Embodiments of laser desorption target plates shown in FIGS. 8A
through 8C and 9B through 9D contain elements and configurations
not employed in laser desorption ion sources found in the prior
art. A diagram of laser desorption target plate assembly 194
comprising fiber optic bundles 195 surrounded by charging
electrodes 196 configured in dielectric block 198 is shown in FIG.

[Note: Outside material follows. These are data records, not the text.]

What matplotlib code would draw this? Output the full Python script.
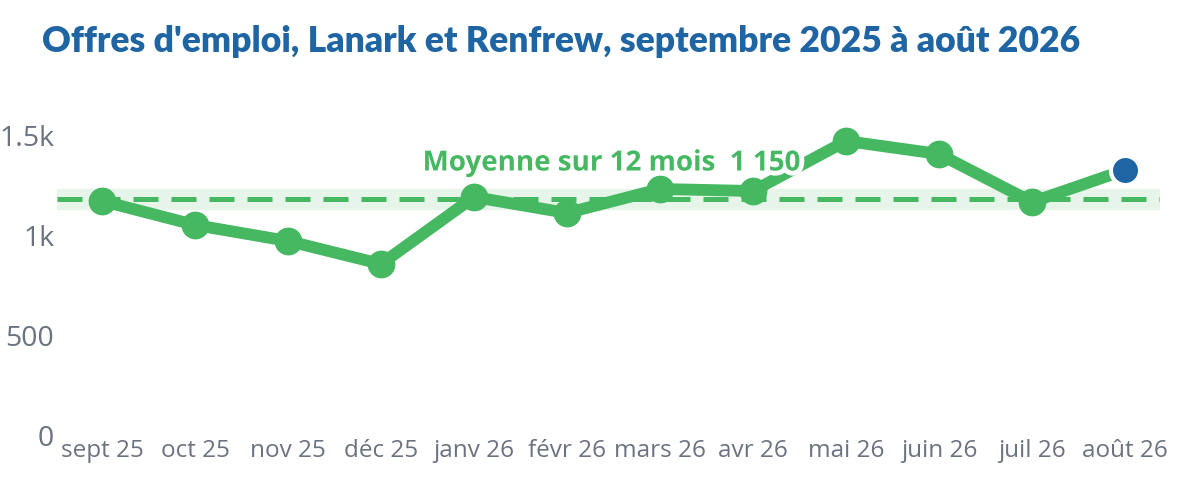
import numpy as np
import matplotlib.pyplot as plt
import matplotlib.patheffects as pe

# data
months = ['sept 25', 'oct 25', 'nov 25', 'déc 25', 'janv 26', 'févr 26',
          'mars 26', 'avr 26', 'mai 26', 'juin 26', 'juil 26', 'août 26']
offres = [1170, 1050, 970, 855, 1190, 1110, 1230, 1220, 1470, 1405, 1165, 1325]
moyenne = np.mean(offres)
bande = 50
yticks = [0, 500, 1000, 1500]
ylabels = ['0', '500', '1k', '1.5k']

green = '#45b861'
blue = '#1f65a3'
gray = '#6b7280'

fig = plt.figure(figsize=(11.8, 4.99), dpi=100)
ax = fig.add_axes([57 / 1180, 1 - 435 / 499, (1160 - 57) / 1180, 350 / 499])

x = np.arange(len(months))
ax.axhspan(moyenne - bande, moyenne + bande, color='#e6f4ea', zorder=1)
ax.axhline(moyenne, color=green, lw=3.6, dashes=(5, 2.6), zorder=2)

ax.plot(x[:-1], offres[:-1], color=green, lw=8.5, marker='o', ms=19,
        solid_joinstyle='round', zorder=3)
ax.plot(x[-2:], offres[-2:], color=green, lw=8.5, zorder=3)
ax.plot(x[-1], offres[-1], 'o', color=blue, ms=21, mec='white', mew=3, zorder=5)

ax.text(5.48, 1360, 'Moyenne sur 12 mois  1 150', color=green, fontsize=20,
        fontweight='bold', family='Open Sans', ha='center', va='center', zorder=6,
        path_effects=[pe.withStroke(linewidth=7, foreground='white')])

ax.set_xlim(-0.484, 11.376)
ax.set_ylim(0, 1750)
ax.set_xticks(x)
ax.set_xticklabels(months)
ax.set_yticks(yticks)
ax.set_yticklabels(ylabels)
ax.tick_params(length=0, colors=gray)
ax.tick_params(axis='y', labelsize=20.5, pad=2)
ax.tick_params(axis='x', labelsize=17.5, pad=3)
for lab in ax.get_xticklabels() + ax.get_yticklabels():
    lab.set_family('Open Sans')
for s in ax.spines.values():
    s.set_visible(False)

fig.text(42 / 1180, 1 - 41 / 499, "Offres d'emploi, Lanark et Renfrew, septembre 2025 à août 2026",
         color=blue, fontsize=25.6, fontweight='heavy', family='Lato', va='center', ha='left')

fig.savefig('out.png', dpi=100, facecolor='white')
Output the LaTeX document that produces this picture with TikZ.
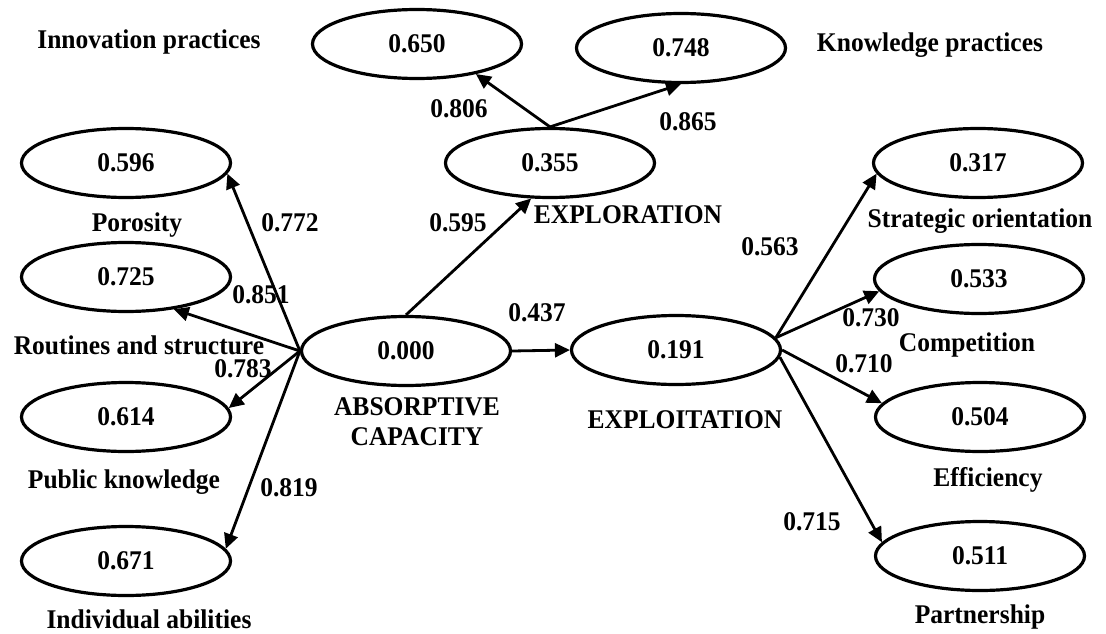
\documentclass[tikz,border=0pt]{standalone}
\usepackage{fontspec}
\setmainfont[FakeStretch=0.945]{Liberation Serif}
\usetikzlibrary{arrows.meta,shapes.geometric}
\begin{document}
\begin{tikzpicture}[x=1pt,y=-1pt,
  every node/.style={font=\fontsize{27}{30}\selectfont\bfseries, inner sep=0pt},
  lv/.style={ellipse, draw, line width=3.2pt, minimum width=209pt, minimum height=69pt},
  arr/.style={-{Triangle[length=15pt,width=14pt]}, line width=2.8pt},
  lab/.style={align=center}
  ]
\path[use as bounding box, fill=white] (0,0) rectangle (1106,634);
% ellipses
\node[lv] (E650) at (417,44) {0.650};
\node[lv] (E748) at (681,48) {0.748};
\node[lv] (E355) at (550,163) {0.355};
\node[lv] (E000) at (406,351) {0.000};
\node[lv] (E191) at (676,350) {0.191};
\node[lv] (E596) at (126,163) {0.596};
\node[lv] (E725) at (126,277) {0.725};
\node[lv] (E614) at (126,417) {0.614};
\node[lv] (E671) at (126,561) {0.671};
\node[lv] (E317) at (978,163) {0.317};
\node[lv] (E533) at (979,279) {0.533};
\node[lv] (E504) at (980,417) {0.504};
\node[lv] (E511) at (980,556) {0.511};
% names
\node (tInn) at (149,42) {Innovation practices};
\node (tKno) at (930,45) {Knowledge practices};
\node (tExplor) at (628,215) {EXPLORATION};
\node[lab] (tAcap) at (417,422) {ABSORPTIVE\\CAPACITY};
\node (tExploit) at (685,420) {EXPLOITATION};
\node (tPor) at (137,225) {Porosity};
\node (tRout) at (139,345) {Routines and structure};
\node (tPub) at (124,482) {Public knowledge};
\node (tInd) at (149,619) {Individual abilities};
\node (tStr) at (980,221) {Strategic orientation};
\node (tCom) at (967,345) {Competition};
\node (tEff) at (988,480) {Efficiency};
\node (tPar) at (980,617) {Partnership};
% connectors
\draw[arr] (E355.north) -- (E650.-27);
\draw[arr] (E355.north) -- (E748.south);
\draw[arr] (E000.north) -- (E355.-118);
\draw[arr] (E000.east) -- (E191.west);
\draw[arr] (E000.west) -- (E596.-6);
\draw[arr] (E000.west) -- (E725.-34);
\draw[arr] (E000.west) -- (E614.5);
\draw[arr] (E000.west) -- (E671.7);
\draw[arr] (E191.7) -- (E317.186);
\draw[arr] (E191.7) -- (E533.187);
\draw[arr] (E191.east) -- (E504.172);
\draw[arr] (E191.-4) -- (E511.172);
% coefficients
\node (c806) at (459,109) {0.806};
\node (c865) at (688,122) {0.865};
\node (c595) at (458,223) {0.595};
\node (c437) at (537,313) {0.437};
\node (c772) at (290,223) {0.772};
\node (c851) at (261,295) {0.851};
\node (c783) at (243,369) {0.783};
\node (c819) at (289,488) {0.819};
\node (c563) at (770,247) {0.563};
\node (c730) at (871,318) {0.730};
\node (c710) at (864,364) {0.710};
\node (c715) at (812,522) {0.715};
\end{tikzpicture}
\end{document}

9B. Sample 202 is deposited on the end of each fiber optic bundle
195 on target plate surface 203. Laser pulse 204 from laser 200 is
focused through optical lens assembly 201 and sent through a
portion of fiber optic bundle 207 to impinge on the back side of
sample spot 208. Laser pulse 204 can be directed to different areas
of sample spot 208 by sending laser pulse 204 through different
areas of fiber optic bundle 207. This can be achieved by steering
laser beam 204 or by moving target plate assembly 194 using x, y
and z axis translation. Voltages are applied to charging electrode
197 from power supply 205 through spring contact 206 to allow
charging of the surface of sample spot 208 prior to applying laser
pulse 204. The embodiment of the invention shown in FIG. 9B allows
close positioning between a sample and an orifice into vacuum or an
adjacent pumping stage. The laser optics are simplified and the
laser beam is oriented perpendicular to the sample surface allowing
a smaller laser beam spot size. Alternatively, sample spots or
lines 208 may be mounted on an optically transparent plate and the
plate can be slid over the exit end of fiber bundle 207. This would
allow more rapid loading and running of sample plates without the
need to clean the exit end of fiber optics bundle 207 between
sample runs. A lens may be added to the exit end of fiber optic
bundle 207 or incorporated in to a glass target plate to allow
tighter focusing of laser beam 204 as it exits fiber optic bundle
207.
[0065] A liquid sample 210 is introduce through bore 215 of
dielectric element 211 of liquid surface laser desorption probe 212
diagrammed in FIG. 9C. Charging electrode 213 is electrically
insulated from solution 210 in dielectric element 211. If solution
210 has low conductivity or is electrically floating, charge can be
accumulated at surface 214 and in bore 215 when a high potential of
opposite polarity is applied to insulated charging electrode 213
through power supply 218. Charge species accumulating on the
surface of and in liquid 210 are delivered to liquid surface 214
prior to laser pulse 217 as described above for the solid surface
laser desorption samples. Liquid 210 can flow through channel 215
or be loaded as a static sample during laser desorption ionization.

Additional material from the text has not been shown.